Proceedings at the Etihad are beginning to take on worryingly similar dimensions to the end-phase of City's last great man in a suit, Roberto Mancini, who arrived a gladiatorial maestro and left with his reputation singed and folded. Taking City from nearly men to FA Cup gloryboys and then Premier League winners and Champions League participants, he ended his days - lest we forget - with his side refusing to play properly for him on the worldwide stage of an FA Cup final.

Those there that day saw the obvious final act of treachery, the final act of a play that had turned from light, breezy success story to Roman tragedy. A team, as well endowed as the current one, playing out a showpiece final against little Wigan Athletic much like yesterday's megastars trundled about thoughtlessly at Turf Moor.

With exactly the same result. A needless and lightly pathetic defeat when it was least wanted, least needed.

What are we reduced to? Vincent Kompany, that giant stone bulwark, once again dibbling a weak header to the first attacker, who, in this case, made decent connection and walloped it straight back to where it had come from. Zabaleta, that iron willed metronome, reduced to jittery hesitancy. Yaya Touré, the man who can carry an entire game before him, pick it up and mould it to his liking, a disinterested passenger in midfield. And worst of all, David Silva, the heart beat, the artist, the sculptor, reduced to misplaced little passes into areas of the field utterly devoid of dark blue shirts. The whole display stank of end of empire and only the Gods now know what is in store for us when we step timidly out on to the Rambla de Catalunya in three days time.

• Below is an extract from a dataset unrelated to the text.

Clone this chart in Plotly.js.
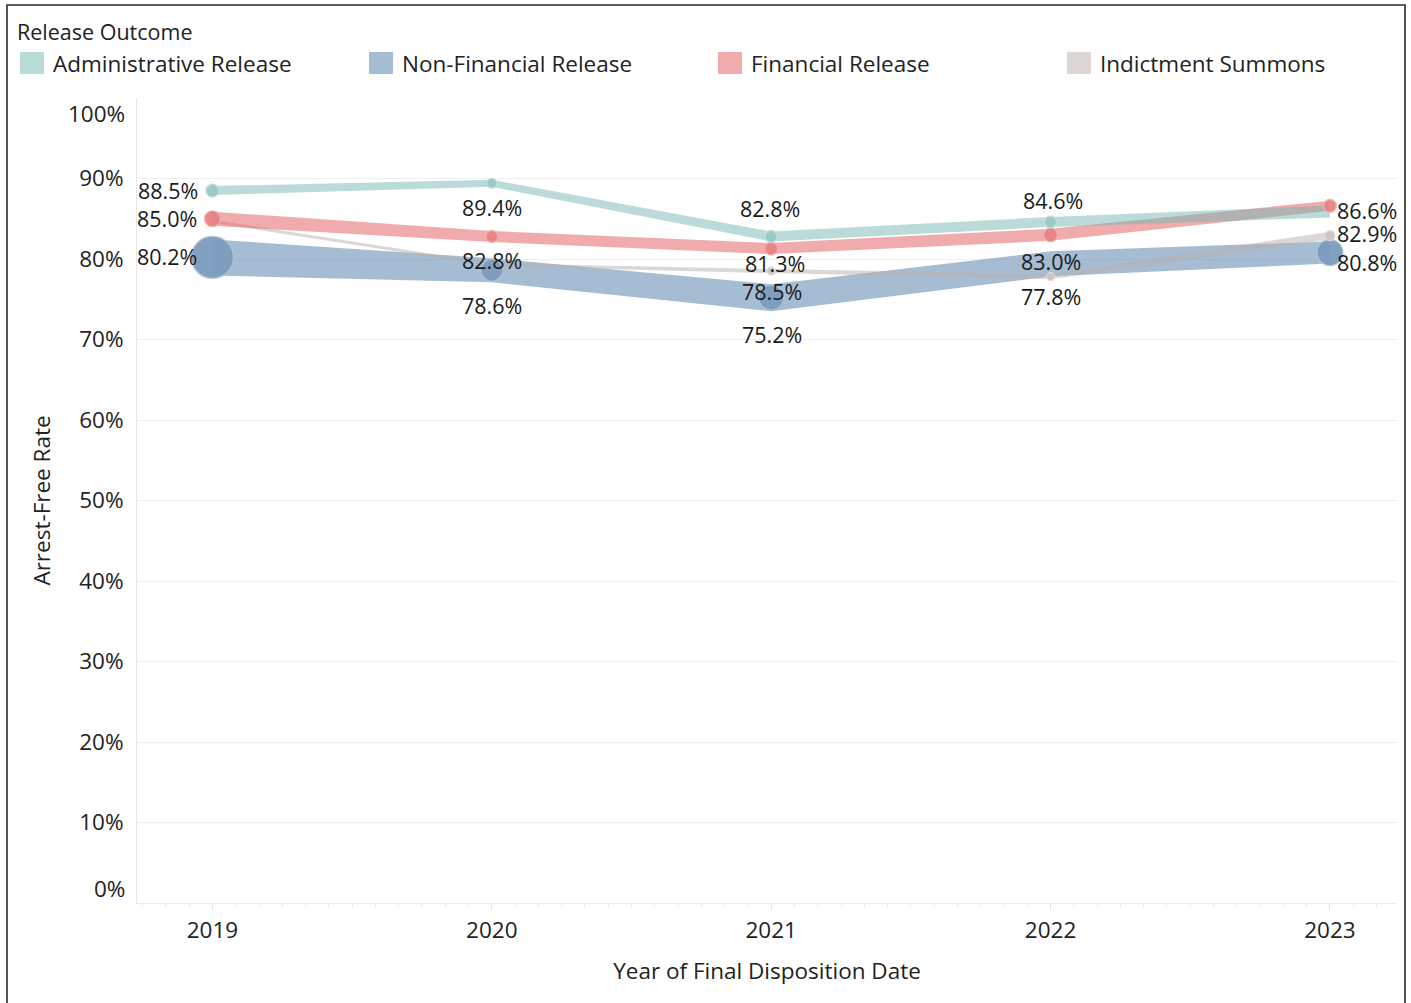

Pellegrini is heading down the same dark tunnel on this showing. Ineffective, unable to change the flow of things and stubborn to the point of spiting himself, those two games to shape the season have now become one. In Barcelona. The Nou Camp. Where only a two goal win or a high scoring one goal win will suffice. City have surprised us on countless occasions through the club's ridiculously unbalanced history, but that, my friends, would surely top the lot.